Однако другим, гораздо более существенным результатом балканских войн для дунайской монархии стало новое обострение отношений с Сербией. Поддержав идею создания независимого албанского государства (которое она заранее рассматривала как свой протекторат), Австро-Венгрия в конце 1912 года вновь оказалась на грани войны с сербами, которые совместно с черногорцами заняли большую часть Албании. 24 ноября министр иностранных дел Леопольд фон Берхтольд официально заявил, что Австро-Венгрия не позволит Сербии получить выход к Адриатическому морю, поскольку это ущемляет государственные интересы монархии. Напряжение нарастало: начались угрожающие передвижения русских войск у венгерской границы, на что Франц Иосиф ответил приказом о переброске дополнительных воинских подразделений в северо-восточные районы страны.
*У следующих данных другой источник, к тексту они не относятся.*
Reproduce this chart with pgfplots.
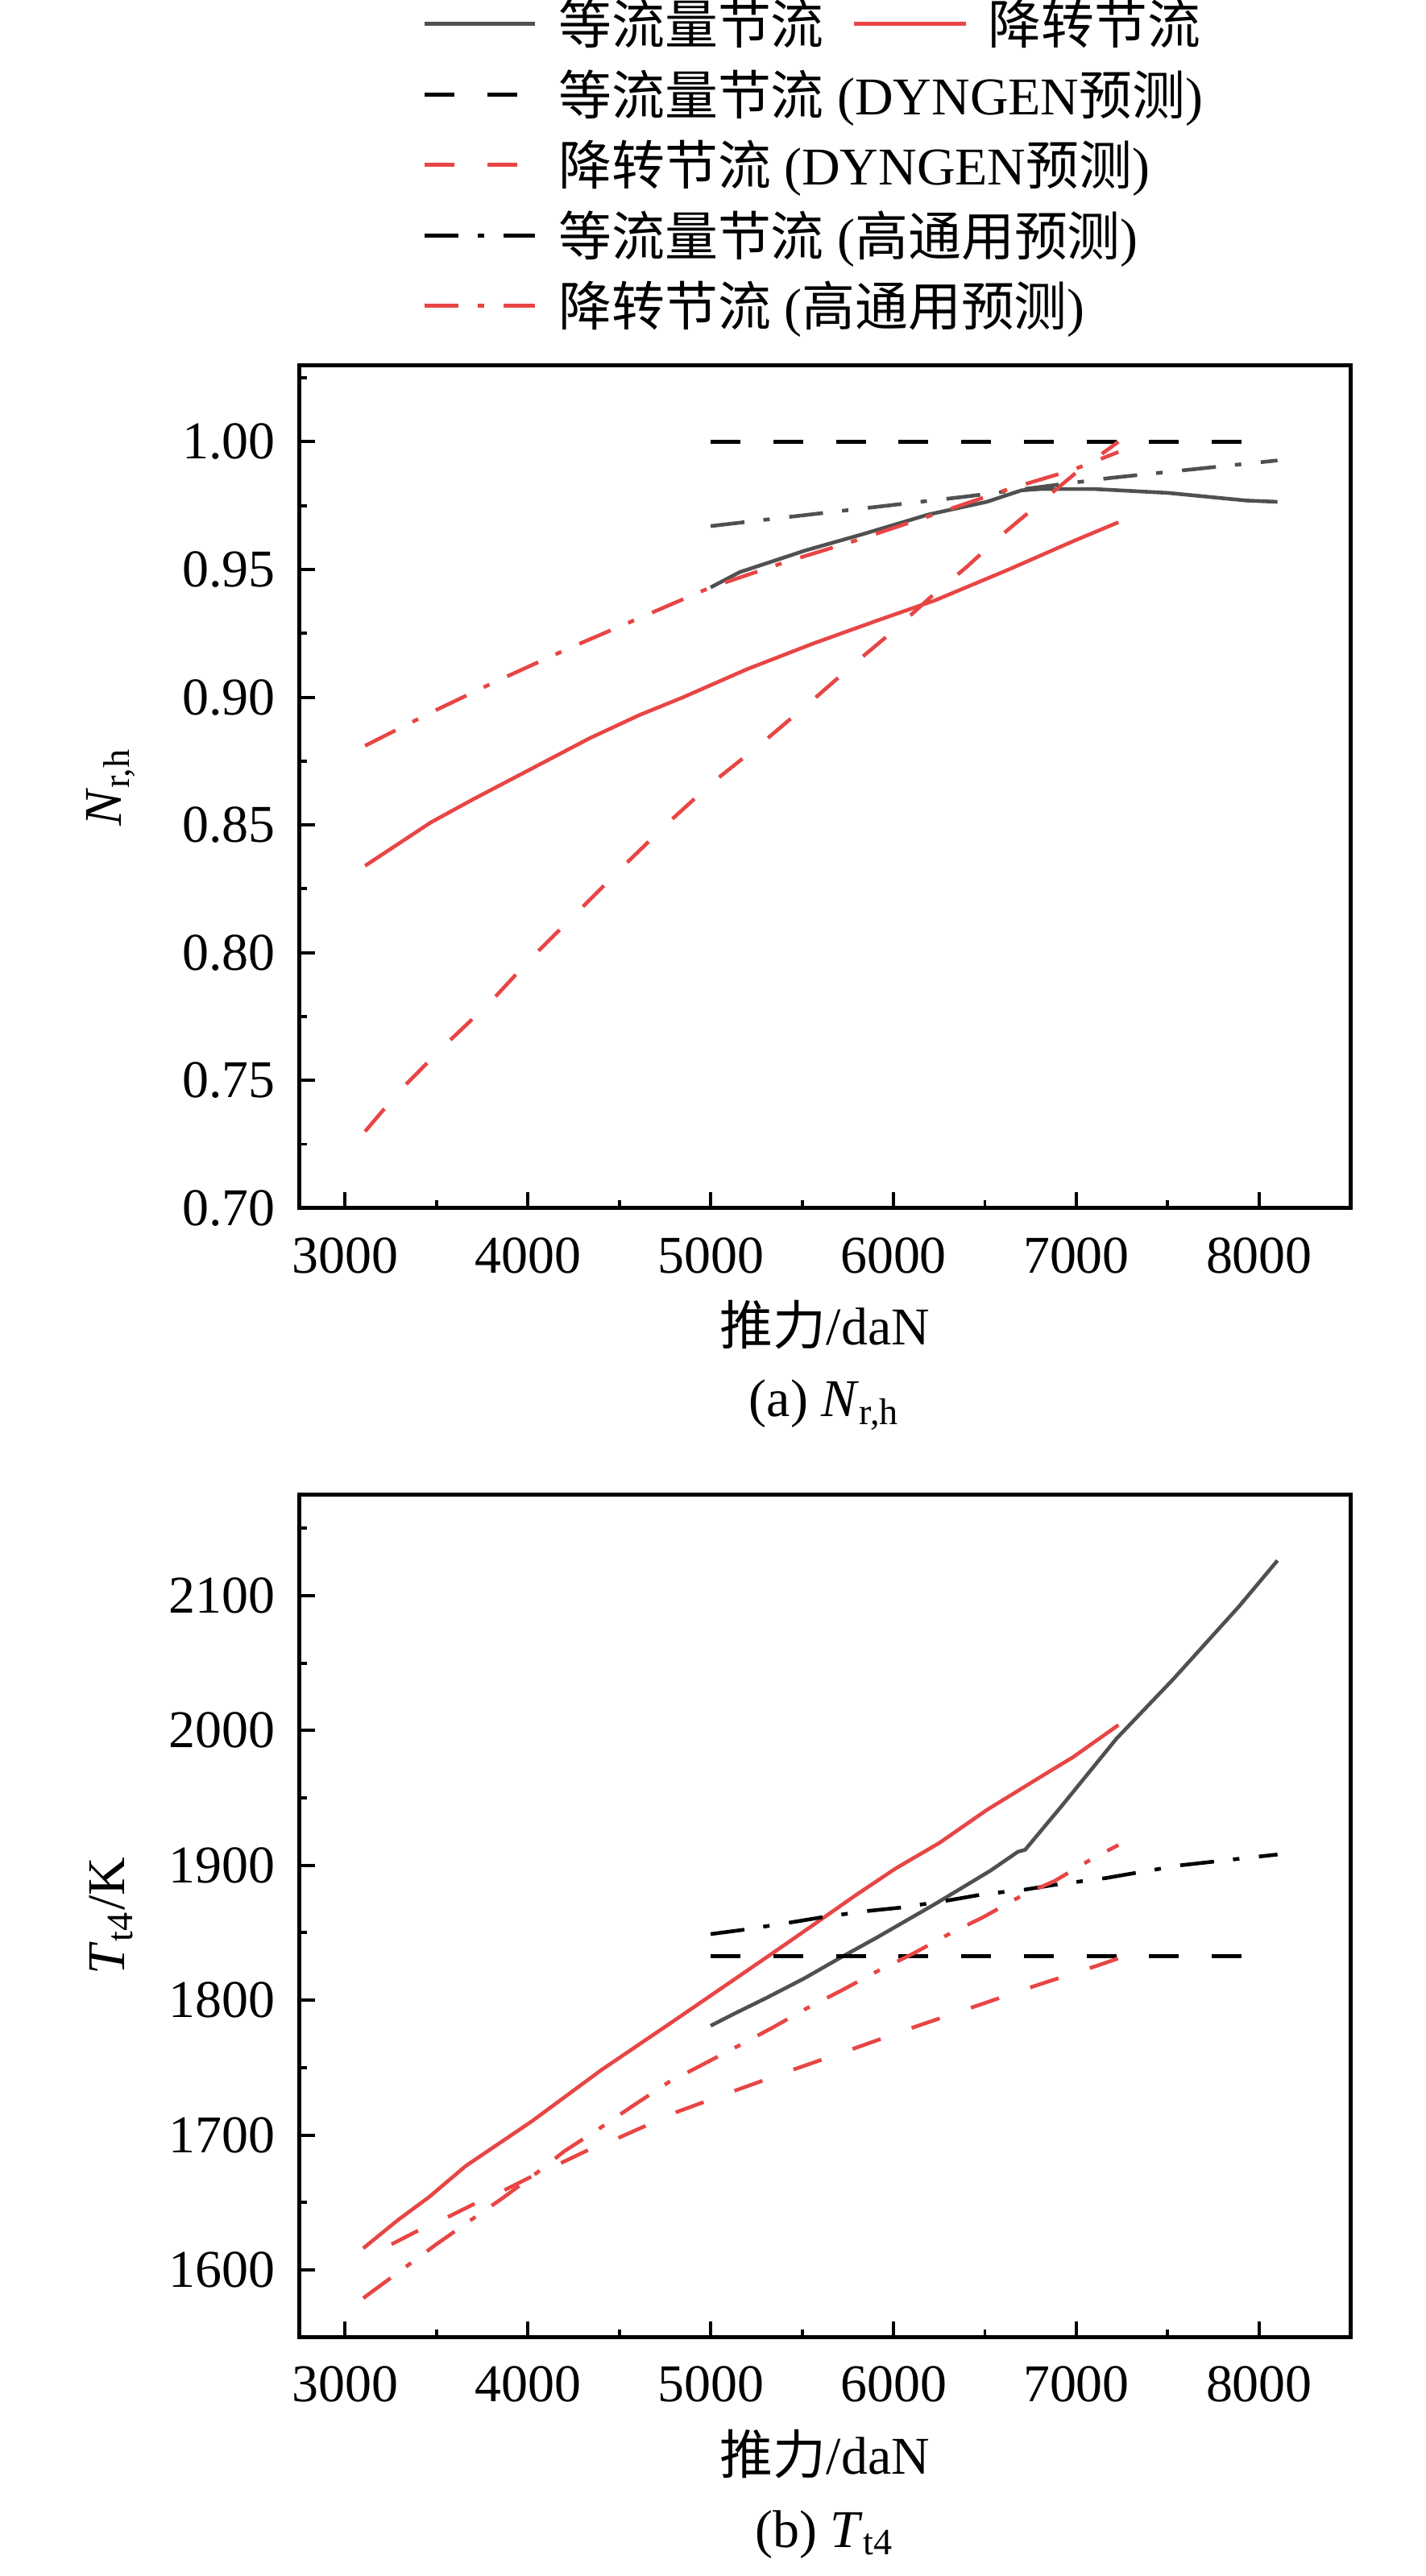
\documentclass[border=0pt]{standalone}
\usepackage{fontspec}
\setmainfont{Liberation Serif}
\newfontfamily\cjk{Noto Sans CJK SC}
\usepackage{pgfplots}
\pgfplotsset{compat=1.18}
\definecolor{cgray}{HTML}{505050}
\definecolor{cred}{HTML}{E84545}
\tikzset{
  dsh/.style={dash pattern=on 5.6pt off 6.2pt},
  dshdot/.style={dash pattern=on 6.4pt off 3.6pt on 1.2pt off 3.7pt},
}
\pgfplotsset{
  myaxis/.style={
    scale only axis, width=198.0pt, height=158.77pt,
    xmin=2750, xmax=8500,
    xtick={3000,4000,5000,6000,7000,8000},
    minor xtick={3500,4500,5500,6500,7500},
    tick pos=left, tick align=inside,
    major tick length=3pt, minor tick length=1.5pt,
    every tick/.style={black, line width=0.6pt},
    axis line style={line width=0.75pt},
    scaled ticks=false,
    /pgf/number format/assume math mode=true,
    xticklabel style={/pgf/number format/1000 sep={}, yshift=-2pt},
    yticklabel style={xshift=-1pt},
    xlabel style={at={(axis description cs:0.5,0)}, anchor=center, yshift=-22pt},
    ylabel style={at={(axis description cs:-0.179,0.5)}, anchor=center},
    clip=false,
    every axis plot/.append style={line width=0.7pt, no markers},
  }
}
\begin{document}
\begin{tikzpicture}
\begin{scope}[x=0.1515pt,y=-0.1515pt]
\path[use as bounding box] (0,0) rectangle (1772,3198);
% legend
\draw[cgray, line width=0.75pt] (528,30) -- (665,30);
\node[anchor=base west, inner sep=0pt] at (693,55) {{\cjk 等流量节流}};
\draw[cred, line width=0.75pt] (1062,30) -- (1201,30);
\node[anchor=base west, inner sep=0pt] at (1227,55) {{\cjk 降转节流}};
\draw[black, line width=0.75pt, dsh] (528,117.3) -- (650,117.3);
\node[anchor=base west, inner sep=0pt] at (693,142.3) {{\cjk 等流量节流} (DYNGEN{\cjk 预测})};
\draw[cred, line width=0.75pt, dsh] (528,205) -- (650,205);
\node[anchor=base west, inner sep=0pt] at (693,230) {{\cjk 降转节流} (DYNGEN{\cjk 预测})};
\draw[black, line width=0.75pt, dshdot] (528,292.7) -- (665,292.7);
\node[anchor=base west, inner sep=0pt] at (693,317.7) {{\cjk 等流量节流} ({\cjk 高通用预测})};
\draw[cred, line width=0.75pt, dshdot] (528,380) -- (665,380);
\node[anchor=base west, inner sep=0pt] at (693,405) {{\cjk 降转节流} ({\cjk 高通用预测})};
\end{scope}

% (a) N_r,h
\begin{axis}[myaxis, at={(56.358pt,-227.553pt)}, anchor=south west,
  ymin=0.70, ymax=1.03,
  ytick={0.70,0.75,0.80,0.85,0.90,0.95,1.00},
  minor ytick={0.725,0.775,0.825,0.875,0.925,0.975,1.025},
  yticklabel style={/pgf/number format/fixed, /pgf/number format/fixed zerofill, /pgf/number format/precision=2},
  xlabel={{\cjk 推力}/daN},
  ylabel={\textit{N}\textsubscript{r,h}}]
% 等流量节流
\addplot[cgray] coordinates {(5000,0.943) (5160,0.949) (5520,0.9575) (5840,0.964) (6190,0.9715) (6510,0.9765) (6700,0.981) (6800,0.9815) (7100,0.9815) (7500,0.980) (7930,0.977) (8100,0.9765)};
% 降转节流
\addplot[cred] coordinates {(3110,0.834) (3470,0.851) (3700,0.860) (4020,0.872) (4340,0.884) (4610,0.893) (4850,0.900) (5200,0.911) (5560,0.921) (5910,0.930) (6230,0.938) (6630,0.950) (6980,0.961) (7230,0.9685)};
% 等流量节流 DYNGEN
\addplot[black, dsh] coordinates {(5000,1.000) (7910,1.000)};
% 降转节流 DYNGEN
\addplot[cred, dsh] coordinates {(3110,0.730) (3300,0.746) (3550,0.764) (3800,0.781) (4020,0.798) (4260,0.815) (4510,0.833) (4770,0.851) (5000,0.866) (5280,0.882) (5560,0.899) (5800,0.914) (6000,0.926) (6200,0.939) (6400,0.951) (6600,0.964) (6800,0.976) (7000,0.988) (7230,1.000)};
% 等流量节流 高通用
\addplot[cgray, dshdot] coordinates {(5000,0.967) (5600,0.972) (6390,0.9785) (7180,0.9858) (8100,0.9927)};
% 降转节流 高通用
\addplot[cred, dshdot] coordinates {(3110,0.881) (3470,0.894) (3820,0.906) (4220,0.919) (4610,0.931) (5000,0.943) (5400,0.9527) (5800,0.9615) (6190,0.9708) (6630,0.9815) (6980,0.989) (7230,0.996)};
\node[anchor=center] at (rel axis cs:0.5,0) [yshift=-37.1pt] {(a) \textit{N}\textsubscript{r,h}};
\end{axis}

% (b) T_t4
\begin{axis}[myaxis, at={(56.358pt,-440.259pt)}, anchor=south west,
  ymin=1550, ymax=2175,
  ytick={1600,1700,1800,1900,2000,2100},
  minor ytick={1650,1750,1850,1950,2050,2150},
  yticklabel style={/pgf/number format/1000 sep={}},
  xlabel={{\cjk 推力}/daN},
  ylabel={\textit{T}\textsubscript{t4}/K}]
% 等流量节流
\addplot[cgray] coordinates {(5000,1781) (5130,1790) (5310,1802) (5510,1816) (5710,1831.5) (5910,1846.5) (6230,1871.5) (6530,1896) (6680,1910) (6720,1911.5) (6920,1944) (7220,1994) (7530,2038) (7890,2092) (8100,2126)};
% 降转节流
\addplot[cred] coordinates {(3100,1616) (3290,1637) (3460,1654) (3660,1677) (4020,1710) (4400,1748) (4770,1782) (5050,1808) (5330,1834) (5590,1858.5) (5790,1877.5) (6010,1897.5) (6250,1916.5) (6510,1941) (6870,1971) (6980,1980) (7230,2004)};
% 等流量节流 DYNGEN
\addplot[black, dsh] coordinates {(5000,1832.6) (7910,1832.6)};
% 降转节流 DYNGEN
\addplot[cred, dsh] coordinates {(3255,1619) (3394,1628.7) (3560,1639) (3702,1648.6) (3870,1659) (4010,1668.5) (4178,1679) (4317,1688) (4493,1697.7) (4813,1717) (5143,1733.4) (5469,1749.3) (5793,1764.6) (6123,1780.5) (6453,1795.7) (6783,1811) (7113,1825.5) (7230,1831)};
% 等流量节流 高通用
\addplot[black, dshdot] coordinates {(5000,1849) (5170,1852) (5410,1857) (5610,1861.5) (5850,1866) (6030,1868.5) (6280,1873.5) (6490,1878.5) (6720,1882) (6880,1885.5) (7160,1890.5) (7330,1894.5) (7570,1900) (8100,1908)};
% 降转节流 高通用
\addplot[cred, dshdot] coordinates {(3100,1579) (3350,1604) (3500,1619) (3700,1638) (3860,1653) (4050,1672) (4200,1688) (4400,1705.6) (4573,1721.5) (4773,1739.4) (4943,1751.3) (5153,1766.2) (5333,1779.2) (5533,1794.5) (5713,1807) (5923,1822.3) (6103,1834.2) (6313,1849.7) (6493,1861.7) (6703,1877.6) (6883,1888.5) (7093,1905.4) (7230,1915)};
\node[anchor=center] at (rel axis cs:0.5,0) [yshift=-37.1pt] {(b) \textit{T}\textsubscript{t4}};
\end{axis}
\end{tikzpicture}
\end{document}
Тогда европейской войны снова удалось избежать. Россия, в отличие от боснийского кризиса, на сей раз занимала более воинственную позицию – в Петербурге тоже имелись «ястребы», внушавшие Николаю II, что пришла пора всей мощью Российской империи поддержать сербов. Однако Франция и особенно Великобритания не хотели ввязываться в общеевропейскую войну из-за конфликта, который казался им частным делом Австро-Венгрии и Сербии. В свою очередь Вильгельму II тоже изменила его воинственность, и 9 ноября 1912 года он заявил своим дипломатам, что «мы не собираемся из-за Албании выступать в поход на Париж и Москву». Сотрудничество Берлина и Лондона, равно заинтересованных в тот момент в сохранении мира, отдалило войну на полтора года. Хотя Австро-Венгрии удалось добиться того, что сербы и черногорцы покинули Албанию, которая обрела формальную независимость, в целом императорская дипломатия не могла похвастаться успехами. Во-первых, в результате Второй балканской войны заметно укрепилась Сербия, которая обрела-таки черты пресловутого «балканского Пьемонта». Во-вторых, австро-сербские отношения после албанского кризиса оказались испорчены еще сильнее, чем после боснийского. В-третьих, столкновение Румынии и Болгарии в ходе второй балканской войны разрушило многие дипломатические комбинации австрийцев, связанные с этими странами. В-четвертых, дороги Австро-Венгрии и Италии, формально остававшихся союзниками, расходились все дальше. «Альянс с нами был для каждого итальянца вынужденным, заключенным в момент изоляции и напряженности в отношениях с Францией, – писал австрийский дипломат Генрих фон Лютцов. – Лишь незначительное, политически опытное меньшинство [итальянцев] понимало выгоды этого союза и положения великой державы, которым [благодаря нему] пользовалась Италия… В сердце каждого итальянца, который интересовался политикой, жила… тихая надежда на то, что Трентино… рано или поздно достанется Италии».
Круг сужался. В 1913–1914 годах в Австро-Венгрии победоносная война представлялась возможным выходом из непростой внутри– и внешнеполитической ситуации уже не только Конраду фон Гетцендорфу. Но все ожидали от грядущего столкновения разного. Австро-немецкие националисты и мадьярская элита надеялись на решительную схватку со славянством, которая позволила бы наконец отбросить Россию далеко в Азию, обескровила славян в самой монархии и навеки подчинила их германскому и венгерскому влиянию. Радикальные славянские, особенно сербские лидеры, напротив, видели в войне возможность покончить с монархией и объединиться со своими соплеменниками в рамках «Великой Сербии». Славянские и румынские политики, лояльные Габсбургам, в свою очередь, рассчитывали «обменять» эту лояльность на расширение прав непривилегированных народов Австро-Венгрии и замену дуализма более справедливой системой.
Но подавляющее большинство обычных жителей Kakanien все-таки уповало на мирный исход, на то, что император, вопреки призывам «ястребов», разрешит проблемы страны, не прибегая к массовому кровопусканию – тем более, что победа в возможной войне была отнюдь не гарантирована. Немало людей связывали подобные надежды не с одряхлевшим Францем Иосифом I, а с тем, кто в любой момент мог прийти ему на смену. С наследником, давно уже дожидавшимся своего часа в венском замке Бельведер, – эрцгерцогом Францем Фердинандом д’Эсте.